Later in de geschiedenis is de utopische heilstaat van communisme en socialisme in grote mate gestoeld op de idee dat ‘alle menschen Brüder werden.’ Het behoeft geen betoog hoe deze idee na een aantal decennia als een zeepbel uit elkaar is gespat, hoezeer de communisten hierop hun krachten ook hebben beproefd.
De Revolutie begon verkeerd: ze wilde vanuit gelijkheid en vrijheid het hoge niveau van broederschap bereiken. Door haar specifieke opvattingen van vrijheid en gelijkheid wordt ontegenzeggelijk het egoïsme opgeroepen. Echter, vanuit de ware broederlijke liefde voeren echter pas begaanbare wegen naar wezenlijke vrijheid en ware gelijkheid.

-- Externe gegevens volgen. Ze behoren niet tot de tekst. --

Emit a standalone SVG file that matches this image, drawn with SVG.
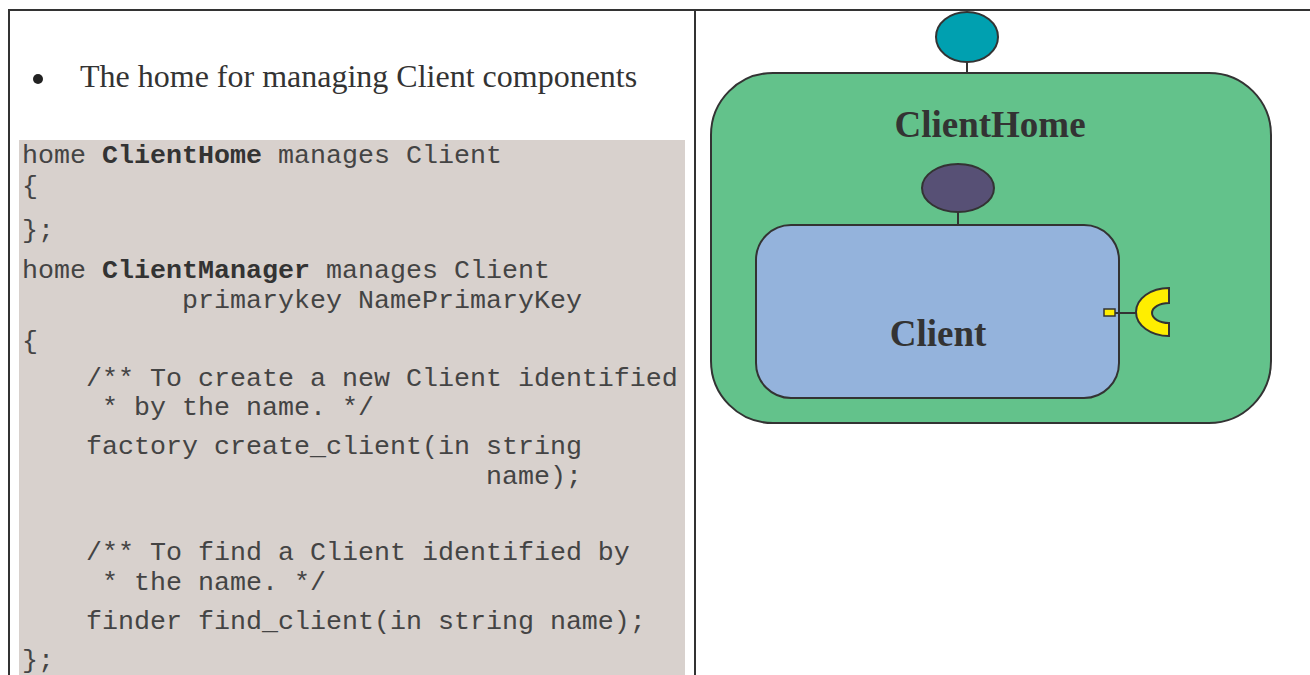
<svg xmlns="http://www.w3.org/2000/svg" width="1310" height="675" viewBox="0 0 1310 675">
  <style>
    .rule { stroke: #333333; stroke-width: 2; fill: none; }
    .lead { font-family: "Liberation Serif", "Times New Roman", serif; font-size: 32px; fill: #333333; }
    .code { font-family: "Liberation Mono", "Courier New", monospace; font-size: 26.67px; fill: #444444; white-space: pre; }
    .code .kw { font-weight: bold; fill: #333333; }
    .edge { stroke: #333333; stroke-width: 2; }
    .title { font-family: "Liberation Serif", "Times New Roman", serif; font-weight: bold; font-size: 37px; fill: #333333; text-anchor: middle; }
  </style>

  <rect width="1310" height="675" fill="#ffffff"/>

  <!-- table frame -->
  <g id="table">
    <line class="rule" x1="8" y1="10" x2="1310" y2="10"/>
    <line class="rule" x1="9" y1="9" x2="9" y2="675"/>
    <line class="rule" x1="695" y1="9" x2="695" y2="675"/>
  </g>

  <!-- left cell: description and IDL listing -->
  <g id="description">
    <circle cx="38" cy="79" r="5" fill="#222222"/>
    <text class="lead" x="80" y="87">The home for managing Client components</text>
  </g>

  <g id="idl-listing">
    <rect x="19" y="140" width="666" height="535" fill="#d8d1cd"/>
    <text class="code" xml:space="preserve">
      <tspan x="22" y="163">home <tspan class="kw">ClientHome</tspan> manages Client</tspan>
      <tspan x="22" y="194">{</tspan>
      <tspan x="22" y="238">};</tspan>
      <tspan x="22" y="278">home <tspan class="kw">ClientManager</tspan> manages Client</tspan>
      <tspan x="22" y="308">          primarykey NamePrimaryKey</tspan>
      <tspan x="22" y="349">{</tspan>
      <tspan x="22" y="386">    /** To create a new Client identified</tspan>
      <tspan x="22" y="415">     * by the name. */</tspan>
      <tspan x="22" y="454">    factory create_client(in string</tspan>
      <tspan x="22" y="484">                             name);</tspan>
      <tspan x="22" y="560">    /** To find a Client identified by</tspan>
      <tspan x="22" y="590">     * the name. */</tspan>
      <tspan x="22" y="629">    finder find_client(in string name);</tspan>
      <tspan x="22" y="668">};</tspan>
    </text>
  </g>

  <!-- home container -->
  <g id="client-home">
    <rect x="711" y="73" width="560" height="350" rx="62" ry="62" fill="#63c28b" stroke="#333333" stroke-width="2"/>
    <text class="title" x="990" y="137">ClientHome</text>
  </g>

  <g id="home-facet">
    <ellipse cx="967" cy="37" rx="31" ry="25" fill="#00a0b0" stroke="#333333" stroke-width="2"/>
  </g>

  <g id="component-facet">
    <ellipse cx="958" cy="188" rx="36" ry="24" fill="#575075" stroke="#333333" stroke-width="2"/>
  </g>

  <!-- managed component -->
  <g id="client">
    <rect x="756" y="225" width="363" height="173" rx="35" ry="35" fill="#94b3dc" stroke="#333333" stroke-width="2"/>
    <text class="title" x="938" y="346">Client</text>
  </g>

  <g id="receptacle">
    <rect x="1104" y="309" width="11" height="7" fill="#ffee00" stroke="#333333" stroke-width="1.5"/>
    <path d="M1169,288 A33,24 0 0 0 1169,336 L1169,323 A17,10 0 0 1 1169,303 Z" fill="#ffee00" stroke="#333333" stroke-width="2"/>
  </g>

  <!-- connectors: port stems -->
  <g id="connectors">
    <line class="edge" x1="967" y1="62" x2="967" y2="73"/>
    <line class="edge" x1="958" y1="212" x2="958" y2="225"/>
    <line class="edge" x1="1115" y1="313" x2="1136" y2="313"/>
  </g>
</svg>
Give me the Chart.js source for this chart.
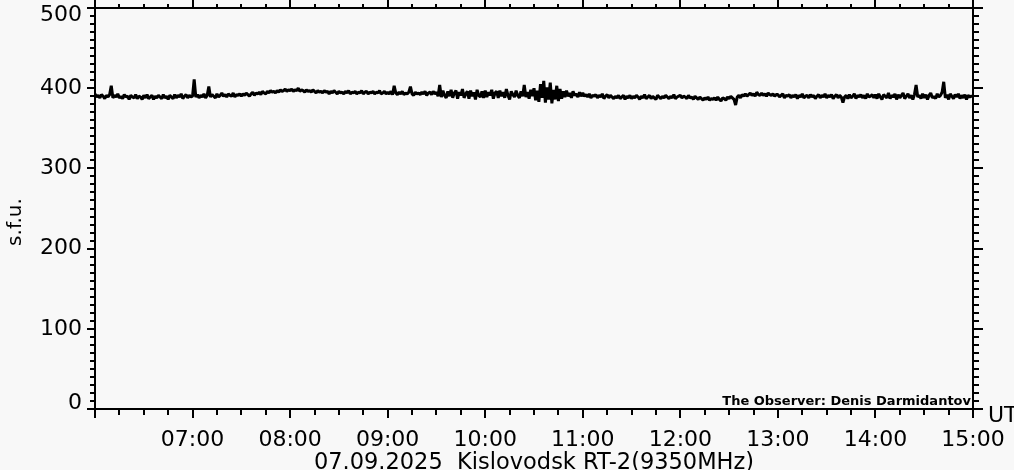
<!DOCTYPE html>
<html>
<head>
<meta charset="utf-8">
<script src="https://cdn.jsdelivr.net/npm/chart.js@4"></script>
<style>
  html, body { margin: 0; padding: 0; background: #f8f8f8; }
  canvas { display: block; }
</style>
</head>
<body>
<canvas id="rt2" width="1014" height="470"></canvas>
<script>
// RT-2 9350 MHz, 07.09.2025, one sample per minute from 06:00 UT
var startHour = 6;
var stepMinutes = 1;
var sfu = [
    // 06:00
    393,389,391,388,392,390,387,391,389,392, 403,388,391,389,393,388,390,387,392,389,
    390,386,391,389,388,392,387,390,389,386, 391,388,392,387,389,391,386,390,388,391,
    389,387,392,388,390,386,391,389,387,392, 388,391,389,393,387,390,392,388,391,389,
    // 07:00
    390,411,389,392,388,391,389,393,388,391, 402,389,392,390,388,393,389,391,394,390,
    392,389,393,391,390,394,389,392,391,393, 390,393,391,394,392,390,393,395,391,394,
    393,395,392,396,394,393,396,394,397,395, 396,394,397,395,398,396,397,399,396,398,
    // 08:00
    397,399,396,398,397,400,396,398,397,395, 398,396,397,395,398,396,394,397,395,396,
    394,397,395,396,393,396,394,397,395,393, 396,394,395,393,396,394,397,393,395,394,
    396,393,395,394,397,393,395,396,393,395, 394,396,393,395,394,397,393,394,396,393,
    // 09:00
    395,393,396,392,403,394,392,395,393,396, 392,394,393,395,402,393,391,395,393,394,
    392,395,393,396,391,394,395,392,396,393, 395,390,404,389,397,391,388,396,390,398,
    388,394,397,387,395,391,399,388,393,396, 387,397,390,395,386,398,391,389,396,388,
    // 10:00
    397,389,395,391,398,387,394,396,388,397, 390,395,388,399,391,386,396,392,389,397,
    391,388,396,390,404,389,395,387,398,390, 400,385,397,383,405,388,409,382,401,386,
    407,381,398,386,403,384,399,387,396,389, 397,390,394,388,396,391,393,389,395,390,
    // 11:00
    394,390,392,389,393,388,391,390,392,388, 391,389,393,387,390,392,388,391,389,387,
    390,388,391,387,389,391,386,390,388,391, 387,390,388,391,389,386,390,388,392,387,
    389,391,387,390,388,386,391,389,387,390, 388,391,389,387,390,388,392,387,389,390,
    // 12:00
    391,388,390,389,387,391,388,389,386,390, 388,386,389,387,385,388,386,389,385,387,
    386,388,385,389,386,384,388,387,385,389, 387,390,388,386,379,389,391,388,392,390,
    393,390,392,394,391,393,390,395,392,391, 394,391,393,390,394,392,391,393,390,392,
    // 13:00
    392,389,391,393,388,391,390,392,388,391, 389,392,387,391,389,393,388,390,391,388,
    392,389,391,387,390,392,388,391,389,393, 388,391,389,392,387,390,392,388,391,389,
    382,389,391,387,392,388,390,393,387,391, 389,392,388,391,387,393,389,390,392,388,
    // 14:00
    392,387,393,389,386,392,390,388,394,387, 391,389,393,386,392,388,391,394,387,390,
    393,388,391,386,392,404,389,391,387,393, 388,392,386,391,394,388,390,387,393,389,
    391,395,408,388,392,386,393,390,387,392, 389,393,387,391,388,392,386,391,389,390,
    // 15:00
    390
];
var hourTicks = [7, 8, 9, 10, 11, 12, 13, 14, 15];
var sfuTicks = [0, 100, 200, 300, 400, 500];
var dateTitle = "07.09.2025  Kislovodsk RT-2(9350MHz)";
var observer = "The Observer: Denis Darmidantov";

var points = sfu.map(function(v, i) {
    return { x: startHour + i * stepMinutes / 60, y: v };
});

function hhmm(h) {
    return (h < 10 ? "0" : "") + h + ":00";
}

var frame = {
    id: "frame",
    afterDraw: function(chart) {
        var ctx = chart.ctx;
        var xs = chart.scales.x, ys = chart.scales.y;
        var a = chart.chartArea;
        ctx.save();
        ctx.strokeStyle = "#000";
        ctx.fillStyle = "#000";
        ctx.lineWidth = 2;
        ctx.strokeRect(a.left, a.top, a.right - a.left, a.bottom - a.top);
        ctx.beginPath();
        // time ticks every 15 minutes, hours longer
        for (var q = 0; q <= 36; q++) {
            var t = 6 + q / 4;
            var px = Math.round(xs.getPixelForValue(t));
            var major = q % 4 === 0;
            ctx.moveTo(px, a.bottom);
            ctx.lineTo(px, a.bottom + (major ? 9 : 6));
            ctx.moveTo(px, a.top);
            ctx.lineTo(px, a.top - (major ? 8 : 4));
        }
        // flux ticks every 10 sfu, hundreds longer
        for (var s = 0; s <= 500; s += 10) {
            var py = Math.round(ys.getPixelForValue(s));
            var big = s % 100 === 0;
            ctx.moveTo(a.left, py);
            ctx.lineTo(a.left - (big ? 8 : 5), py);
            ctx.moveTo(a.right, py);
            ctx.lineTo(a.right + (big ? 10 : 6), py);
        }
        ctx.stroke();

        ctx.font = "22px 'DejaVu Sans'";
        ctx.textAlign = "right";
        ctx.textBaseline = "middle";
        sfuTicks.forEach(function(v) {
            var y = ys.getPixelForValue(v);
            y = Math.max(a.top + 7, Math.min(a.bottom - 6, y));
            ctx.fillText(String(v), a.left - 13, y);
        });
        ctx.textAlign = "center";
        ctx.textBaseline = "alphabetic";
        hourTicks.forEach(function(h) {
            ctx.fillText(hhmm(h), xs.getPixelForValue(h), a.bottom + 37);
        });
        ctx.font = "22.5px 'DejaVu Sans'";
        ctx.fillText(dateTitle, (a.left + a.right) / 2, a.bottom + 60);
        ctx.font = "22px 'DejaVu Sans'";
        ctx.textAlign = "left";
        ctx.fillText("UT", a.right + 15, a.bottom + 13);

        ctx.save();
        ctx.translate(21, 222);
        ctx.rotate(-Math.PI / 2);
        ctx.textAlign = "center";
        ctx.font = "20px 'DejaVu Sans'";
        ctx.fillText("s.f.u.", 0, 0);
        ctx.restore();

        ctx.font = "bold 13px 'DejaVu Sans'";
        ctx.textAlign = "right";
        ctx.fillText(observer, a.right - 2, a.bottom - 4);
        ctx.restore();
    }
};

var bg = {
    id: "bg",
    beforeDraw: function(chart) {
        var ctx = chart.ctx;
        ctx.save();
        ctx.fillStyle = "#f8f8f8";
        ctx.fillRect(0, 0, chart.width, chart.height);
        ctx.restore();
    }
};

new Chart(document.getElementById("rt2").getContext("2d"), {
    type: "line",
    data: {
        datasets: [{
            data: points,
            borderColor: "#000",
            borderWidth: 3,
            borderJoinStyle: "bevel",
            pointRadius: 0,
            tension: 0,
            fill: false
        }]
    },
    options: {
        responsive: false,
        animation: false,
        events: [],
        layout: { padding: { left: 0, right: 41, top: 8, bottom: 0 } },
        plugins: { legend: { display: false }, tooltip: { enabled: false } },
        scales: {
            x: {
                type: "linear",
                min: 6,
                max: 15,
                grid: { display: false },
                border: { display: false },
                ticks: { display: false },
                afterFit: function(scale) { scale.height = 61; }
            },
            y: {
                min: 0,
                max: 500,
                grid: { display: false },
                border: { display: false },
                ticks: { display: false },
                afterFit: function(scale) { scale.width = 95; }
            }
        }
    },
    plugins: [bg, frame]
});
</script>
</body>
</html>
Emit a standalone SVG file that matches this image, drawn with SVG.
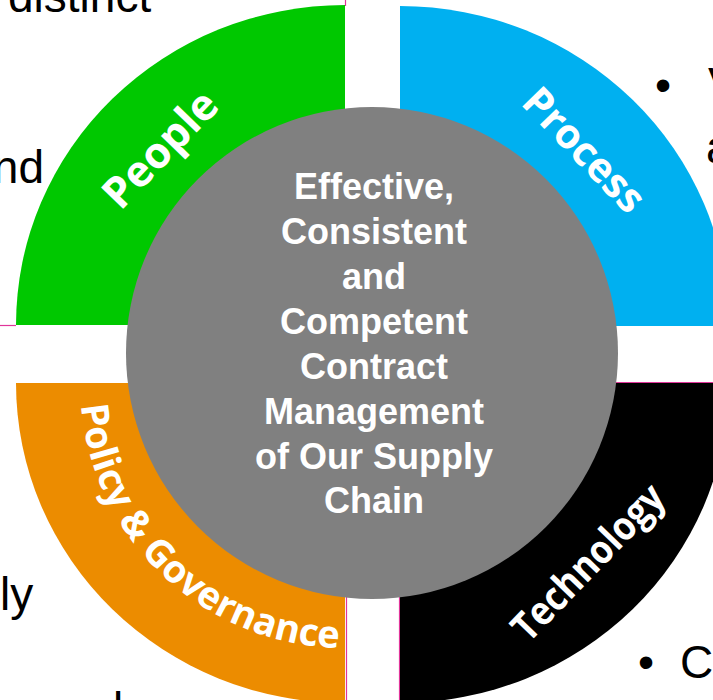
<svg xmlns="http://www.w3.org/2000/svg" width="713" height="700" viewBox="0 0 713 700">
<style>
.bg{font-family:"Liberation Sans",Arial,sans-serif;font-size:46px;fill:#000}
.lbl{font-family:"Open Sans","DejaVu Sans",sans-serif;font-weight:bold;fill:#fff}
.ctr{font-family:"Liberation Sans",Arial,sans-serif;font-weight:bold;font-size:36px;fill:#fff;text-anchor:middle}
.pk{stroke:#e0359a;stroke-width:1.2;fill:none}
</style>
<defs>
<path id="arcPG" d="M80,383 A265,265 0 0 0 345,648"/>
</defs>
<rect width="713" height="700" fill="#fff"/>
<g id="background-text">
<text class="bg" x="8" y="12">distinct</text>
<text class="bg" x="44" y="183" text-anchor="end">nd</text>
<text class="bg" x="0" y="610">ly</text>
<text class="bg" x="113" y="725">l</text>
<text class="bg" x="655" y="101">•</text>
<text class="bg" x="708" y="100">V</text>
<text class="bg" x="706" y="163">a</text>
<text class="bg" x="638" y="678">•</text>
<text class="bg" x="680" y="678">C</text>
</g>
<g id="connectors">
<line class="pk" x1="345.5" y1="0" x2="345.5" y2="6"/>
<line class="pk" x1="0" y1="325.5" x2="16" y2="325.5"/>
<line class="pk" x1="346.5" y1="383" x2="346.5" y2="700"/>
<line class="pk" x1="399.5" y1="383" x2="399.5" y2="700"/>
<line class="pk" x1="400" y1="382.5" x2="713" y2="382.5"/>
</g>
<g id="people">
<path d="M345,325 L16,325 A329,320 0 0 1 345,5 Z" fill="#00c800"/>
<text class="lbl" font-size="43" text-anchor="middle" transform="translate(160,149) rotate(-46)" y="15">People</text>
</g>
<g id="process">
<path d="M400,326 L400,6 A329,320 0 0 1 729,326 Z" fill="#00b0f0"/>
<text class="lbl" font-size="41" text-anchor="middle" transform="translate(584,150) rotate(46)" y="14">Process</text>
</g>
<g id="policy-governance">
<path d="M345,383 L345,703 A329,320 0 0 1 16,383 Z" fill="#ec8c00"/>
<text class="lbl" font-size="38"><textPath href="#arcPG" startOffset="22" textLength="388" lengthAdjust="spacingAndGlyphs">Policy &amp; Governance</textPath></text>
</g>
<g id="technology">
<path d="M400,383 L729,383 A329,320 0 0 1 400,703 Z" fill="#000"/>
<text class="lbl" font-size="40" text-anchor="middle" transform="translate(588,562) rotate(-46)" y="14" textLength="200" lengthAdjust="spacingAndGlyphs">Technology</text>
</g>
<g id="center">
<circle cx="372" cy="353" r="246" fill="#808080"/>
<text class="ctr" x="374" y="199">Effective,</text>
<text class="ctr" x="374" y="244">Consistent</text>
<text class="ctr" x="374" y="289">and</text>
<text class="ctr" x="374" y="334">Competent</text>
<text class="ctr" x="374" y="379">Contract</text>
<text class="ctr" x="374" y="424">Management</text>
<text class="ctr" x="374" y="469">of Our Supply</text>
<text class="ctr" x="374" y="513">Chain</text>
</g>
</svg>
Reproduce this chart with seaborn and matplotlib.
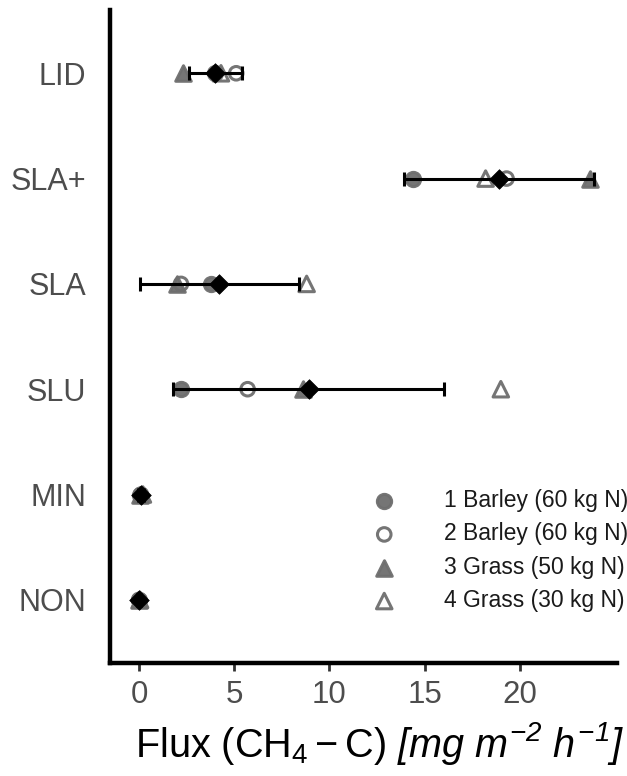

Ware broederschap is een heerlijk christelijk tegengeluid tegen de verstrooide geluidjes van het hedendaagse individuschap. In het christelijk geloof is broederschap geen politiek streven, geen doel, geen utopie, geen verzekering voor het eeuwige leven, maar een christocratisch uitgangspunt.

Is de bron van de broederschap namelijk niet onze Here Jezus Christus, onze oudste broeder? Van Hem getuigt de Schrift: “Immers, zowel Hij Die heiligt als zij die geheiligd worden, zijn allen uit één. Daarom schaamt Hij Zich er niet voor hen broeders te noemen (Hebr. 2:11).” En in Mattheüs 23:8-9 “Eén is uw Meester, namelijk Christus; en u bent allen broeders.”
Laten we daarom sektarische broederschappen en de benarde cocon van het individualisme verlaten en broeders van alle gelovigen zijn. Dan kunnen we ons warmen te midden van de grote schare van broeders van Gods feestvierende kinderen.

Stelling 6
Christelijke broederschap: een heerlijk christelijk tegengeluid tegen het hedendaags individuschap.